● Task prompt: From the entries that follow, list every line in which the string "page" appears.

• • •

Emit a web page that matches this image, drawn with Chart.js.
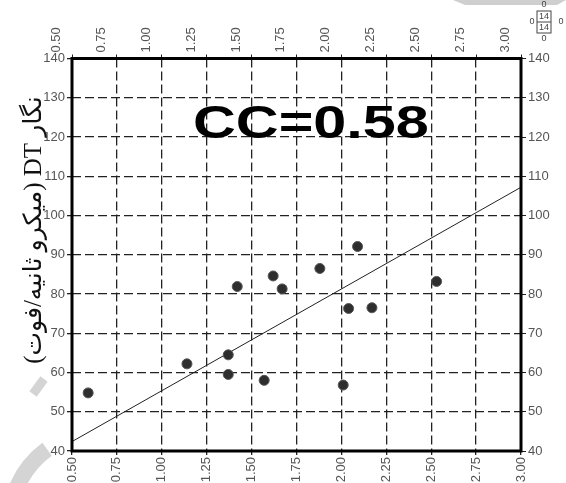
<!DOCTYPE html>
<html>
<head>
<meta charset="utf-8">
<script src="https://cdn.jsdelivr.net/npm/chart.js@4"></script>
<style>
  html, body { margin: 0; padding: 0; background: #fff; }
  #wrap { width: 566px; height: 483px; }
</style>
</head>
<body>
<div id="wrap"><canvas id="dt_chart"></canvas></div>
<script>
// values
const xVals = [0.59, 1.14, 1.37, 1.37, 1.42, 1.57, 1.62, 1.67, 1.88, 2.09, 2.04, 2.17, 2.01, 2.53];
const yVals = [54.8, 62.2, 64.5, 59.5, 81.9, 58.0, 84.6, 81.3, 86.5, 92.1, 76.3, 76.5, 56.8, 83.2];
const fitX = [0.5, 3.0];
const fitY = [42.4, 107.2];
const xTicks = [0.5, 0.75, 1.0, 1.25, 1.5, 1.75, 2.0, 2.25, 2.5, 2.75, 3.0];
const yTicks = [40, 50, 60, 70, 80, 90, 100, 110, 120, 130, 140];
const yTitle = 'نگار DT (میکرو ثانیه/فوت)';
const ccLabel = 'CC=0.58';
const ccAt = [1.83, 119.7];

const points = xVals.map((x, i) => ({ x: x, y: yVals[i] }));
const fitLine = fitX.map((x, i) => ({ x: x, y: fitY[i] }));

const tickFont = { family: 'Liberation Sans, Arial, sans-serif', size: 13 };
const tickColor = '#555';
const dash = [9, 4];

const fixSize = (w, h) => function (scale) {
  if (w != null) scale.width = w;
  if (h != null) scale.height = h;
};

// faint watermark bits from the scanned page
const watermark = {
  id: 'watermark',
  beforeDraw(chart) {
    const c = chart.ctx;
    c.save();
    c.fillStyle = '#cfcfcf';
    c.beginPath();
    c.moveTo(453, 0); c.lineTo(566, 0); c.lineTo(557, 5); c.lineTo(465, 5);
    c.closePath();
    c.fill();
    c.strokeStyle = '#d4d4d4';
    c.lineWidth = 9;
    c.beginPath();
    c.moveTo(33, 394); c.lineTo(44, 379);
    c.stroke();
    c.lineWidth = 16;
    c.beginPath();
    c.arc(100, 522, 90, 200 * Math.PI / 180, 234 * Math.PI / 180);
    c.stroke();
    c.restore();
  }
};

const extras = {
  id: 'extras',
  afterDatasetsDraw(chart) {
    const c = chart.ctx;
    const a = chart.chartArea;
    const sx = chart.scales.x, sy = chart.scales.y;
    // frame
    c.save();
    c.strokeStyle = '#000';
    c.lineWidth = 3;
    c.strokeRect(a.left, a.top, a.right - a.left, a.bottom - a.top);
    // CC text
    c.translate(sx.getPixelForValue(ccAt[0]), sy.getPixelForValue(ccAt[1]));
    c.scale(1.29, 1);
    c.fillStyle = '#000';
    c.font = 'bold 46px Liberation Sans, Arial, sans-serif';
    c.textAlign = 'center';
    c.textBaseline = 'alphabetic';
    c.fillText(ccLabel, 0, 0);
    c.restore();

    // y title
    c.save();
    c.translate(34, 230);
    c.rotate(-Math.PI / 2);
    c.direction = 'rtl';
    c.fillStyle = '#111';
    c.font = '25px Liberation Serif, DejaVu Sans, serif';
    c.textAlign = 'center';
    c.textBaseline = 'middle';
    c.fillText(yTitle, 0, 0);
    c.restore();

    // little 14/14 box top right
    c.save();
    c.strokeStyle = '#444';
    c.lineWidth = 1;
    c.strokeRect(537, 11, 14, 22);
    c.beginPath();
    c.moveTo(537, 22); c.lineTo(551, 22);
    c.stroke();
    c.fillStyle = '#444';
    c.font = '9px Liberation Sans, Arial, sans-serif';
    c.textAlign = 'center';
    c.textBaseline = 'middle';
    c.fillText('14', 544, 16.5);
    c.fillText('14', 544, 27.5);
    c.fillText('0', 544, 5);
    c.fillText('0', 544, 39);
    c.fillText('0', 532, 22);
    c.fillText('0', 561, 22);
    c.restore();
  }
};

new Chart(document.getElementById('dt_chart'), {
  type: 'scatter',
  data: {
    datasets: [{
      data: points,
      pointRadius: 5,
      pointHoverRadius: 5,
      pointBackgroundColor: '#2e2e2e',
      pointBorderColor: '#555',
      pointBorderWidth: 1
    }, {
      type: 'line',
      data: fitLine,
      borderColor: '#222',
      borderWidth: 1,
      pointRadius: 0,
      fill: false
    }]
  },
  options: {
    responsive: true,
    maintainAspectRatio: false,
    animation: false,
    events: [],
    layout: { padding: 0 },
    plugins: {
      legend: { display: false },
      tooltip: { enabled: false }
    },
    scales: {
      x: {
        type: 'linear',
        position: 'bottom',
        min: 0.5, max: 3.0,
        afterFit: fixSize(null, 32),
        afterBuildTicks: s => { s.ticks = xTicks.map(v => ({ value: v })); },
        ticks: {
          minRotation: 90, maxRotation: 90,
          padding: 2,
          color: tickColor, font: tickFont,
          callback: v => v.toFixed(2)
        },
        grid: { color: '#222', lineWidth: 1.3, tickLength: 4, tickColor: '#222' },
        border: { display: false, dash: dash }
      },
      x2: {
        type: 'linear',
        position: 'top',
        min: 0.5, max: 3.0,
        afterFit: fixSize(null, 58.5),
        afterBuildTicks: s => { s.ticks = xTicks.map(v => ({ value: v })); },
        ticks: {
          minRotation: 90, maxRotation: 90,
          padding: 2,
          color: tickColor, font: tickFont,
          callback: v => v.toFixed(2)
        },
        grid: { drawOnChartArea: false, tickLength: 4, tickColor: '#222' },
        border: { display: false }
      },
      y: {
        type: 'linear',
        position: 'left',
        min: 40, max: 140,
        afterFit: fixSize(72, null),
        afterBuildTicks: s => { s.ticks = yTicks.map(v => ({ value: v })); },
        ticks: { padding: 2, color: tickColor, font: tickFont },
        grid: { color: '#222', lineWidth: 1.3, tickLength: 5, tickColor: '#222' },
        border: { display: false, dash: dash }
      },
      y2: {
        type: 'linear',
        position: 'right',
        min: 40, max: 140,
        afterFit: fixSize(45, null),
        afterBuildTicks: s => { s.ticks = yTicks.map(v => ({ value: v })); },
        ticks: { padding: 2, color: tickColor, font: tickFont },
        grid: { drawOnChartArea: false, tickLength: 5, tickColor: '#222' },
        border: { display: false }
      }
    }
  },
  plugins: [watermark, extras]
});
</script>
</body>
</html>
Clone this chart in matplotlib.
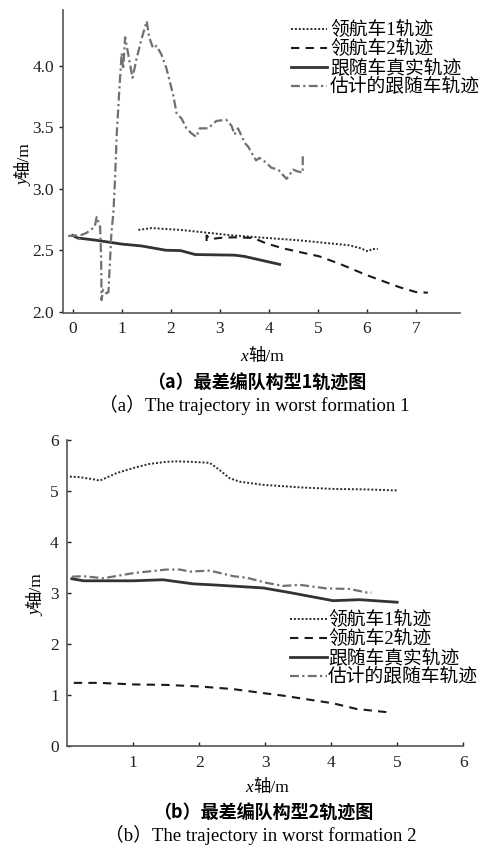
import matplotlib
matplotlib.use("Agg")
import matplotlib.pyplot as plt

plt.rcParams['font.family'] = ['Liberation Serif', 'Noto Sans CJK SC', 'DejaVu Sans']

# ---------------- data: chart (a) ----------------
a_l1_x = [1.34, 1.61, 2.2, 3.27, 4.63, 5.64, 5.88, 6.02, 6.10, 6.22]
a_l1_y = [2.665, 2.68, 2.665, 2.62, 2.58, 2.54, 2.515, 2.49, 2.51, 2.51]

a_l2_x = [2.73, 2.73, 2.80, 3.0, 3.27, 3.68, 3.95, 4.29, 5.03, 5.44, 5.98, 6.66, 7.0, 7.24]
a_l2_y = [2.575, 2.62, 2.59, 2.60, 2.605, 2.60, 2.555, 2.515, 2.45, 2.39, 2.30, 2.20, 2.16, 2.155]

a_fr_x = [0.0, 0.1, 0.5, 1.0, 1.4, 1.9, 2.2, 2.5, 3.3, 3.5, 4.22]
a_fr_y = [2.62, 2.60, 2.58, 2.55, 2.535, 2.50, 2.497, 2.465, 2.46, 2.45, 2.385]

a_fe_x = [-0.09, 0.10, 0.13, 0.15, 0.28, 0.45, 0.49, 0.56, 0.58, 0.59, 0.62, 0.69, 0.73,
          0.79, 0.83, 0.86, 0.90, 0.96, 1.00, 1.03, 1.07, 1.13, 1.22, 1.30, 1.40, 1.51,
          1.56, 1.64, 1.71, 1.81, 1.91, 1.98, 2.05, 2.12, 2.22, 2.32, 2.42, 2.52, 2.59,
          2.76, 2.93, 3.13, 3.24, 3.30, 3.37, 3.51, 3.58, 3.68, 3.74, 3.81, 3.95, 4.05,
          4.19, 4.29, 4.36, 4.42, 4.49, 4.59, 4.69, 4.69]
a_fe_y = [2.616, 2.62, 2.59, 2.62, 2.64, 2.69, 2.77, 2.69, 2.45, 2.095, 2.18, 2.15, 2.16,
          2.64, 2.80, 3.04, 3.45, 3.86, 4.10, 3.97, 4.23, 4.10, 3.90, 4.05, 4.21, 4.36,
          4.23, 4.14, 4.16, 4.09, 3.98, 3.87, 3.76, 3.61, 3.57, 3.49, 3.45, 3.42, 3.49,
          3.49, 3.55, 3.56, 3.51, 3.44, 3.49, 3.37, 3.34, 3.27, 3.23, 3.25, 3.21, 3.17,
          3.155, 3.11, 3.08, 3.11, 3.155, 3.14, 3.13, 3.275]

# ---------------- data: chart (b) ----------------
b_l1_x = [0.04, 0.19, 0.44, 0.49, 0.75, 1.0, 1.25, 1.5, 1.66, 1.91, 2.16, 2.31, 2.46, 2.62,
          2.97, 3.53, 4.03, 4.54, 5.0]
b_l1_y = [5.28, 5.27, 5.22, 5.20, 5.35, 5.45, 5.53, 5.57, 5.58, 5.57, 5.55, 5.41, 5.25, 5.18,
          5.12, 5.07, 5.04, 5.03, 5.01]

b_l2_x = [0.1, 0.49, 1.0, 1.5, 2.0, 2.5, 2.97, 3.27, 4.03, 4.38, 4.89]
b_l2_y = [1.24, 1.24, 1.21, 1.20, 1.17, 1.12, 1.04, 0.99, 0.84, 0.73, 0.66]

b_fr_x = [0.07, 0.25, 1.0, 1.45, 1.91, 2.21, 2.97, 3.37, 4.03, 4.43, 5.0]
b_fr_y = [3.28, 3.24, 3.24, 3.26, 3.18, 3.16, 3.10, 3.01, 2.85, 2.87, 2.82]

b_fe_x = [0.07, 0.24, 0.55, 1.0, 1.5, 1.71, 1.86, 2.16, 2.52, 2.72, 3.02, 3.27, 3.53, 3.93,
          4.28, 4.54, 4.61]
b_fe_y = [3.32, 3.33, 3.29, 3.39, 3.46, 3.46, 3.42, 3.44, 3.33, 3.30, 3.20, 3.14, 3.16, 3.09,
          3.08, 3.01, 3.01]

labels = ['领航车1轨迹', '领航车2轨迹', '跟随车真实轨迹', '估计的跟随车轨迹']
a_xticks = [0, 1, 2, 3, 4, 5, 6, 7]
a_yticks = [2.0, 2.5, 3.0, 3.5, 4.0]
b_xticks = [1, 2, 3, 4, 5, 6]
b_yticks = [0, 1, 2, 3, 4, 5, 6]

W, H = 487, 846
fig = plt.figure(figsize=(W / 100, H / 100), dpi=100)

styles = [dict(color='#2a2a2a', ls=(0, (1, 1)), lw=1.4),
          dict(color='#1a1a1a', ls=(0, (4, 3)), lw=1.5),
          dict(color='#333333', ls='-', lw=2.0),
          dict(color='#707070', ls=(0, (4, 1.5, 1, 1.5)), lw=1.6)]

def style_axes(ax):
    for s in ['top', 'right']:
        ax.spines[s].set_visible(False)
    for s in ['left', 'bottom']:
        ax.spines[s].set_color('#555555')
        ax.spines[s].set_linewidth(1.2)
    ax.tick_params(labelsize=12.5, colors='#222222', length=3, width=1)

def axis_label(ax, xpx, ypx, var, vertical=False, fs=12.5):
    if not vertical:
        t = fig.text(xpx / W, 1 - ypx / H, '轴/m', ha='center', va='center', fontsize=fs)
        ax.annotate(var, xy=(0, 0), xycoords=t, ha='right', va='bottom', fontsize=fs,
                    fontstyle='italic', family='Liberation Serif', annotation_clip=False)
    else:
        t = fig.text(xpx / W, 1 - ypx / H, '轴/m', ha='center', va='center', fontsize=fs,
                     rotation=90)
        ax.annotate(var, xy=(1, 0), xycoords=t, ha='right', va='top', fontsize=fs,
                    rotation=90, fontstyle='italic', family='Liberation Serif',
                    annotation_clip=False)

# ---- chart (a)
ax1 = fig.add_axes([0.129, 0.630, 0.816, 0.358])
series_a = [(a_l1_x, a_l1_y), (a_l2_x, a_l2_y), (a_fr_x, a_fr_y), (a_fe_x, a_fe_y)]
for (x, y), st, lb in zip(series_a, styles, labels):
    ax1.plot(x, y, label=lb, **st)
ax1.set_xlim(-0.2, 7.9)
ax1.set_ylim(1.99, 4.45)
ax1.set_xticks(a_xticks)
ax1.set_yticks(a_yticks)
ax1.set_yticklabels([f'{v:.1f}' for v in a_yticks])
style_axes(ax1)
ax1.tick_params(axis='x', direction='in', pad=6)
ax1.tick_params(axis='y', direction='out')
axis_label(ax1, 266, 357, 'x')
axis_label(ax1, 24, 160, 'y', vertical=True)
ax1.legend(loc='upper left', bbox_to_anchor=(0.545, 1.0), frameon=False, fontsize=13.5,
           handlelength=1.95, handletextpad=0.15, labelspacing=0.05, borderaxespad=0.2)
fig.text(0.527, 1 - 383 / 846, '（a）最差编队构型1轨迹图', ha='center', va='center',
         fontsize=13, fontweight='bold', family=['Noto Sans CJK SC'])
fig.text(0.522, 1 - 405 / 846, '（a）The trajectory in worst formation 1', ha='center',
         va='center', fontsize=13.5)

# ---- chart (b)
ax2 = fig.add_axes([0.138, 0.118, 0.813, 0.362])
series_b = [(b_l1_x, b_l1_y), (b_l2_x, b_l2_y), (b_fr_x, b_fr_y), (b_fe_x, b_fe_y)]
for (x, y), st, lb in zip(series_b, styles, labels):
    ax2.plot(x, y, label=lb, **st)
ax2.set_xlim(0, 6)
ax2.set_ylim(0, 6)
ax2.set_xticks(b_xticks)
ax2.set_yticks(b_yticks)
style_axes(ax2)
ax2.tick_params(axis='both', direction='in', pad=6)
axis_label(ax2, 271, 788, 'x')
axis_label(ax2, 36, 590, 'y', vertical=True)
ax2.legend(loc='upper left', bbox_to_anchor=(0.545, 0.465), frameon=False, fontsize=13.5,
           handlelength=1.95, handletextpad=0.05, labelspacing=0.05, borderaxespad=0.0)
fig.text(0.54, 1 - 813 / 846, '（b）最差编队构型2轨迹图', ha='center', va='center',
         fontsize=13, fontweight='bold', family=['Noto Sans CJK SC'])
fig.text(0.535, 1 - 835 / 846, '（b）The trajectory in worst formation 2', ha='center',
         va='center', fontsize=13.5)

fig.savefig('out.png', dpi=100)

• • •

● Answer to this task:
Emit a web page that matches this image, drawn with Chart.js.
// faint watermark bits from the scanned page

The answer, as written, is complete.